■ **What to work on**
Show each line that has the string "matplotlib" in it.

Records with drawing code
━━━━━━━━━━

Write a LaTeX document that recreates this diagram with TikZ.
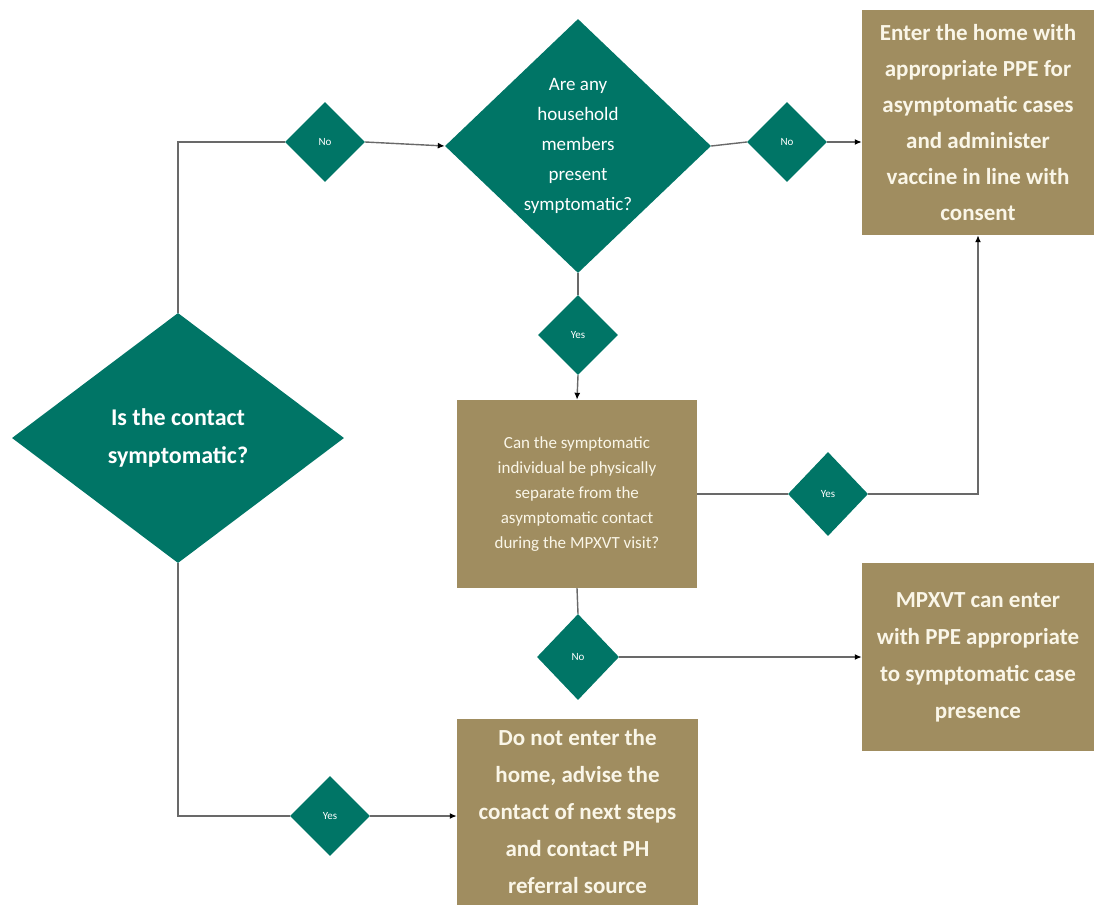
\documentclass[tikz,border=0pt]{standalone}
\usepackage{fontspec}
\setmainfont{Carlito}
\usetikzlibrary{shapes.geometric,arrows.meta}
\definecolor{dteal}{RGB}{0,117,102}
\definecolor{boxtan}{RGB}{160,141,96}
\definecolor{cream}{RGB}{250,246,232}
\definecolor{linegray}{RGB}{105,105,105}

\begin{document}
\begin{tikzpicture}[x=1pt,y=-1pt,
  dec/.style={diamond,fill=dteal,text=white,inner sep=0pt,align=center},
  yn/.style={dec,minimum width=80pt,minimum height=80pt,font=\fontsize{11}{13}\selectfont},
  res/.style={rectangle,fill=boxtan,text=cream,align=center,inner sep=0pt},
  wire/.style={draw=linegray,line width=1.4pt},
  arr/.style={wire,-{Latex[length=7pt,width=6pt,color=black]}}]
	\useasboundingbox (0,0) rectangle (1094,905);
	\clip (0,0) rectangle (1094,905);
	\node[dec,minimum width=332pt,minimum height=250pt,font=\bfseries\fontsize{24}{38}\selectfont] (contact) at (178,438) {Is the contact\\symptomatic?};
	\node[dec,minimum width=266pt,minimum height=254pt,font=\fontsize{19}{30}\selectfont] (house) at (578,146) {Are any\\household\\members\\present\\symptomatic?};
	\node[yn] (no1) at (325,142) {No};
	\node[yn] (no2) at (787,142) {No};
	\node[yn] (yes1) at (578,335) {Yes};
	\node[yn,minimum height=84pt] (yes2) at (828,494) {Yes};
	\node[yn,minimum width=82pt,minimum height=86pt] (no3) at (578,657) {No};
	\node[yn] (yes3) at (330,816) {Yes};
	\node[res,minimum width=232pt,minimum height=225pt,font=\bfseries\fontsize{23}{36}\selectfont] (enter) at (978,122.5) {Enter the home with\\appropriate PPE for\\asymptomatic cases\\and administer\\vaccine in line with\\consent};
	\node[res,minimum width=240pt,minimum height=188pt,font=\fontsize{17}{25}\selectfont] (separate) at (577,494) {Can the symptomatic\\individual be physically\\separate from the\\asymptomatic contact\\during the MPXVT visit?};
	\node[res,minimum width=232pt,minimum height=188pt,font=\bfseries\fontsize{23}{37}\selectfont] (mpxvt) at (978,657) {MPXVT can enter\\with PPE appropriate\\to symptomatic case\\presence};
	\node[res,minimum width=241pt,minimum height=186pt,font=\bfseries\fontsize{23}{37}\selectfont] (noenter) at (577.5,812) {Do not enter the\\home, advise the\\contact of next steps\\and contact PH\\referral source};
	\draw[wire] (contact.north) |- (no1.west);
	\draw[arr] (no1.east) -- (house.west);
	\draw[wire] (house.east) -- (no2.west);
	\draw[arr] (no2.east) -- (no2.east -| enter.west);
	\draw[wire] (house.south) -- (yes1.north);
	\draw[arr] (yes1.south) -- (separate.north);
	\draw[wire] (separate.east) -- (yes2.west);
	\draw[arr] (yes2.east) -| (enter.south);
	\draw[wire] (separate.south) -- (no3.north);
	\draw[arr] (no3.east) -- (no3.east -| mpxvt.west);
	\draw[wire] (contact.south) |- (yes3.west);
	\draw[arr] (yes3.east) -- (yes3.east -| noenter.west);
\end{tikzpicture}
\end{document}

━━━━━━━━━━

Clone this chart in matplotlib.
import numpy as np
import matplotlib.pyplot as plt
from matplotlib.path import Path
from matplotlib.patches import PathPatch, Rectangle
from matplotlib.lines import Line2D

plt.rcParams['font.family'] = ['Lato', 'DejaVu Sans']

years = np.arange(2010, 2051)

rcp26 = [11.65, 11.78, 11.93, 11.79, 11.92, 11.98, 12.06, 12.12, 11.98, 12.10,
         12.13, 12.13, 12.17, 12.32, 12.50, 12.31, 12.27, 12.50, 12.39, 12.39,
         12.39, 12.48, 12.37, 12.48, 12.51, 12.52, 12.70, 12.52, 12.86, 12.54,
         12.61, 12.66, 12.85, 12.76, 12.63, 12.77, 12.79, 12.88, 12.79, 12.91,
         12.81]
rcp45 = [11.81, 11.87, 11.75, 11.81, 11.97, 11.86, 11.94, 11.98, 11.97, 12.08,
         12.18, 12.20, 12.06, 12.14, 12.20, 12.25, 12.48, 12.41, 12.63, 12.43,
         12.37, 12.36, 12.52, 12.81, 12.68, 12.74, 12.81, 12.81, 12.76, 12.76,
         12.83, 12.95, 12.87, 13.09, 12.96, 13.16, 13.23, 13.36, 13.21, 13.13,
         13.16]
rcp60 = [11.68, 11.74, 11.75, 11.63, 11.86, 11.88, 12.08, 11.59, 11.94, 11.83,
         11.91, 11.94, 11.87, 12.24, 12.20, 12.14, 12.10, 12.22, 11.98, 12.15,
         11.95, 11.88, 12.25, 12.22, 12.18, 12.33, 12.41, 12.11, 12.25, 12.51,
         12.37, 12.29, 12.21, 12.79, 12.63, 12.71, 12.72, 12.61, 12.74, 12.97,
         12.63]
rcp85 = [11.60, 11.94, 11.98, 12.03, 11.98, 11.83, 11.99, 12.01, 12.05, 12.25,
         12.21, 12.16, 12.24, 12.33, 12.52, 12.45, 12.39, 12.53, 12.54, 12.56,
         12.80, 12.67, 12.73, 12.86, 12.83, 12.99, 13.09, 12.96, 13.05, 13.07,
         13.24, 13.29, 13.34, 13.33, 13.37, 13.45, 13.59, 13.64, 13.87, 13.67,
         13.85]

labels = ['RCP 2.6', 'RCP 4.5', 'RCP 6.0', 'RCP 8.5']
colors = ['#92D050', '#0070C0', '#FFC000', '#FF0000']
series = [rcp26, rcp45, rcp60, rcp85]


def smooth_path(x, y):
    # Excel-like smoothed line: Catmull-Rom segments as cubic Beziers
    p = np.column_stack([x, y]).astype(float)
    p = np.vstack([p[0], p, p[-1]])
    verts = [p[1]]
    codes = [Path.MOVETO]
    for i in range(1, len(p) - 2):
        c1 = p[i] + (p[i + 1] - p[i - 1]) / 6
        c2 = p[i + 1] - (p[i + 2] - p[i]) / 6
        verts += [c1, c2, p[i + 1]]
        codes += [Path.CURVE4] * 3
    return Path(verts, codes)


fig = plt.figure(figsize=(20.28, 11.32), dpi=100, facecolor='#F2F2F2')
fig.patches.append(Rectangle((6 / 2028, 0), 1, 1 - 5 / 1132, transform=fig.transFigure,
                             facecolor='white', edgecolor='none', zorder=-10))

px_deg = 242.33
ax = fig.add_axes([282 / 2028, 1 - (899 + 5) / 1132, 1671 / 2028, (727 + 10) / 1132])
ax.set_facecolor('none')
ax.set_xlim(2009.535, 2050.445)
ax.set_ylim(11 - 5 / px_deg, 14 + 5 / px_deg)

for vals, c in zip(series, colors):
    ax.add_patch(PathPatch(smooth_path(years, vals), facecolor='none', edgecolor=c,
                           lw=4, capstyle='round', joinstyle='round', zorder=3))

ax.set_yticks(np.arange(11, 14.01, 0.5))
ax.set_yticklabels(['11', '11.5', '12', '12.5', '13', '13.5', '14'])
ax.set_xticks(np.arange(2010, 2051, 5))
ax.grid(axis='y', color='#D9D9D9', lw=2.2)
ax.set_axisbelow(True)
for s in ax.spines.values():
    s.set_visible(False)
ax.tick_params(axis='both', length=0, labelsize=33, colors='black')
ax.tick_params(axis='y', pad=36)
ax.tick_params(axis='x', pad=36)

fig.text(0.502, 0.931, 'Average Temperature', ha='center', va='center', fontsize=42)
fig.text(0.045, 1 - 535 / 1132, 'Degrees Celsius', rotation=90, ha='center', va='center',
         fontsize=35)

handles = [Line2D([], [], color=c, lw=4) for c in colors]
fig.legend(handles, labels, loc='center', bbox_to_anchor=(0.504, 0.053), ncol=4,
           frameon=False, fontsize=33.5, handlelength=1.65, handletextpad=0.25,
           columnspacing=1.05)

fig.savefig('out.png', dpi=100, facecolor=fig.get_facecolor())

━━━━━━━━━━

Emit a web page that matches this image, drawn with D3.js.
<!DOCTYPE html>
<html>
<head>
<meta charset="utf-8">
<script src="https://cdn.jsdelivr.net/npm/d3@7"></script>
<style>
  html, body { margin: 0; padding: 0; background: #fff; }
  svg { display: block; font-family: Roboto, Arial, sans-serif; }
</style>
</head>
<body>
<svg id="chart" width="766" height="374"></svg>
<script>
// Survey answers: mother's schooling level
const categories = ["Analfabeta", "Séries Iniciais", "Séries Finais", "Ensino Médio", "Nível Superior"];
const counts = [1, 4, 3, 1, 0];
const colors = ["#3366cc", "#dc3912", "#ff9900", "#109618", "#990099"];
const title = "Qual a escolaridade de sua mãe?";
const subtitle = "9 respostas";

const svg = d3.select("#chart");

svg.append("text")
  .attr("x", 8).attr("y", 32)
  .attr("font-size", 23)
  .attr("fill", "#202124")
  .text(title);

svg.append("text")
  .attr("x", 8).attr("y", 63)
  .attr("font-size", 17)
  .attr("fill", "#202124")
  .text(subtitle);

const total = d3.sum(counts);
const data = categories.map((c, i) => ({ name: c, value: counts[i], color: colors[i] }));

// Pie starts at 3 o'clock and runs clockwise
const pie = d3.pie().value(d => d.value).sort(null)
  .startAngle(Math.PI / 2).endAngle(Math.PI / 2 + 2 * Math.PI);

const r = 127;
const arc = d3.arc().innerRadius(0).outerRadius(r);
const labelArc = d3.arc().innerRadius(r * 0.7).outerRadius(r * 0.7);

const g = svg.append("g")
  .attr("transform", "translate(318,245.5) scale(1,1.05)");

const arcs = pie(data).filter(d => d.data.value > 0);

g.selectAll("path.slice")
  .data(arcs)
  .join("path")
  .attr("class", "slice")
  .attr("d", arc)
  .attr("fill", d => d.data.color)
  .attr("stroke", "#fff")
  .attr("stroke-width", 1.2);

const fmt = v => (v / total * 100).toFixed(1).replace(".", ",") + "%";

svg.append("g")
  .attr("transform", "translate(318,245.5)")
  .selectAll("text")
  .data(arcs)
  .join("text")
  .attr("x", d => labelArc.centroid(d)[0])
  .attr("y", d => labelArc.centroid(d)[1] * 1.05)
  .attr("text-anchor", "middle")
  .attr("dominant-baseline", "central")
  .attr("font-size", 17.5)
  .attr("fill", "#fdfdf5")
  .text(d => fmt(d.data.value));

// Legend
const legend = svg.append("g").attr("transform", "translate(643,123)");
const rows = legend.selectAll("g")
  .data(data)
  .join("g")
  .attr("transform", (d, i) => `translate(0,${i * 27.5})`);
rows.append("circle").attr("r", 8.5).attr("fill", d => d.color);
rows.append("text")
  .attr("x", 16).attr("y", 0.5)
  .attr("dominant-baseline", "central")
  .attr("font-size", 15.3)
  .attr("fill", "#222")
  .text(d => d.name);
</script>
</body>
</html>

━━━━━━━━━━

■ **Expected answer**
Clone this chart in matplotlib.
import matplotlib.pyplot as plt
from matplotlib.path import Path
from matplotlib.patches import PathPatch, Rectangle
from matplotlib.lines import Line2D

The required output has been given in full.